February 26, 2015
Assessing al-Shabaab's Mall Threat
By Joshua Meservey
US Homeland Security Secretary Jeh Johnson in response warned shoppers at the US mall named in the video—the Mall of America in Bloomington, Minnesota—to be "particularly careful." The mall announced it would be boosting security as well.
Some of the concern stems from the fact that al-Shabaab has successfully recruited at least forty Somali-Americans to fight in Somalia, as many as four of whom became suicide bombers. It is certainly not a coincidence that the video singled out the Mall of America located as it is in Minnesota, home to the largest Somali-American community in the country.

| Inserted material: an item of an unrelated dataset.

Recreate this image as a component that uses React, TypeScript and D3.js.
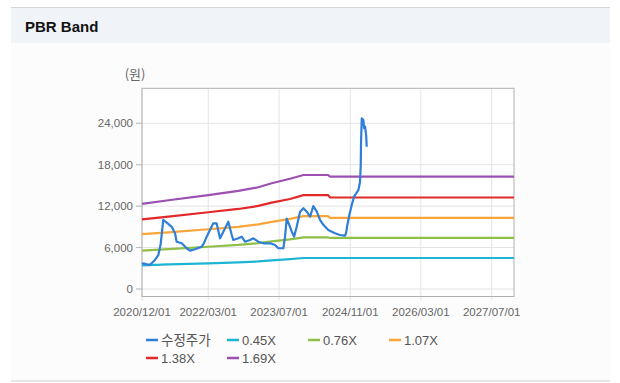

But the chance al-Shabaab operatives could conduct such an attack is virtually nil, and their chance of inspiring someone else to do it is low as well.
Al-Shabaab remains a dangerous force in the Horn of Africa region—in a February 20 attack in Mogadishu it killed twenty-five people, including two Members of Parliament—but is under heavy pressure from an international coalition that has driven it from its major urban strongholds and decimated its leadership. Executing an attack thousands of miles away in the face of alert law enforcement is beyond its capacity at the moment.
The video was instead designed to inspire a so-called lone wolf attack launched by someone motivated by al-Shabaab's message but who does not have formal or operational links to the organization. The portion of the video calling for the mall attacks occurs at the end and the speaker specifically addresses Muslims in the West.
These types of attacks are concerning because they are difficult to preempt. A lone wolf normally does not engage in the activities domestic law enforcement would detect, such as communicating with a network of co-conspirators or gathering significant resources. If there is a silver lining, it is that lone wolves generally have little training and do not coordinate with other terrorists, making them less effective than they might otherwise be.
An al-Shabaab-inspired lone wolf attack is not impossible. The recent assault in Mogadishu was launched by two Dutch-Somali women, suggesting the group maintains appeal for some of the diaspora. The Somali community in the United States still struggles to protect its young people from radicalization as well: reports in the past six months have documented at least eleven Somali-Americans who have joined or attempted to join Middle Eastern terrorist organizations, including the Islamic State in Iraq and Syria (ISIS).
But al-Shabaab squandered most of the support it once had from the Somali diaspora. Its appeal stemmed largely from the fact it was fighting Somalia's hated neighbor, Ethiopia, which invaded Somalia in 2006 to attack the relatively popular Islamic Courts Union that had brought a measure of stability to parts of the country. But the group's brutality against fellow Somalis, shoddy treatment of foreign fighters, and battlefield reversals caused diaspora supporters to sour on the group. There have been few reports of Somali-Americans joining al-Shabaab since 2009.
In addition, ever since al-Shabaab's recruitment success, domestic law enforcement and concerned members of the Somali-American community have made it more difficult for al-Shabaab to entice followers. When Somali-Americans began traveling to Somalia to fight, the FBI responded with a massive counterterrorism investigation. More recently, the Department of Justice has chosen Minneapolis as the site of a federal anti-radicalization program, and some Somali-Americans are actively countering extremist appeals to the community.
Finally, al-Shabaab has called on its Western followers to attack the United States and Europe before but without success. The situation has changed little since then, suggesting their plea will be ignored again.
Years before ISIS declared a caliphate, al-Shabaab attracted foreign fighters from all over the world and enjoyed the prestige of governing more territory than any other Islamic terrorist group. But today it is increasingly overlooked as it suffers military setbacks and ISIS and the Nigerian terrorist group Boko Haram grab headlines and, in the case of ISIS, attract thousands of foreign fighters. Al-Shabaab's mall threat is a gambit with little downside: inspiring a lone wolf attack in the West or, failing that, getting back into the headlines, are both ways to regain some relevance.
US officials are prudent to advise caution as a lone wolf attack requires only one determined individual, but, happily, a call from a diminished terrorist group seeking to restore its luster is unlikely to inspire such a person.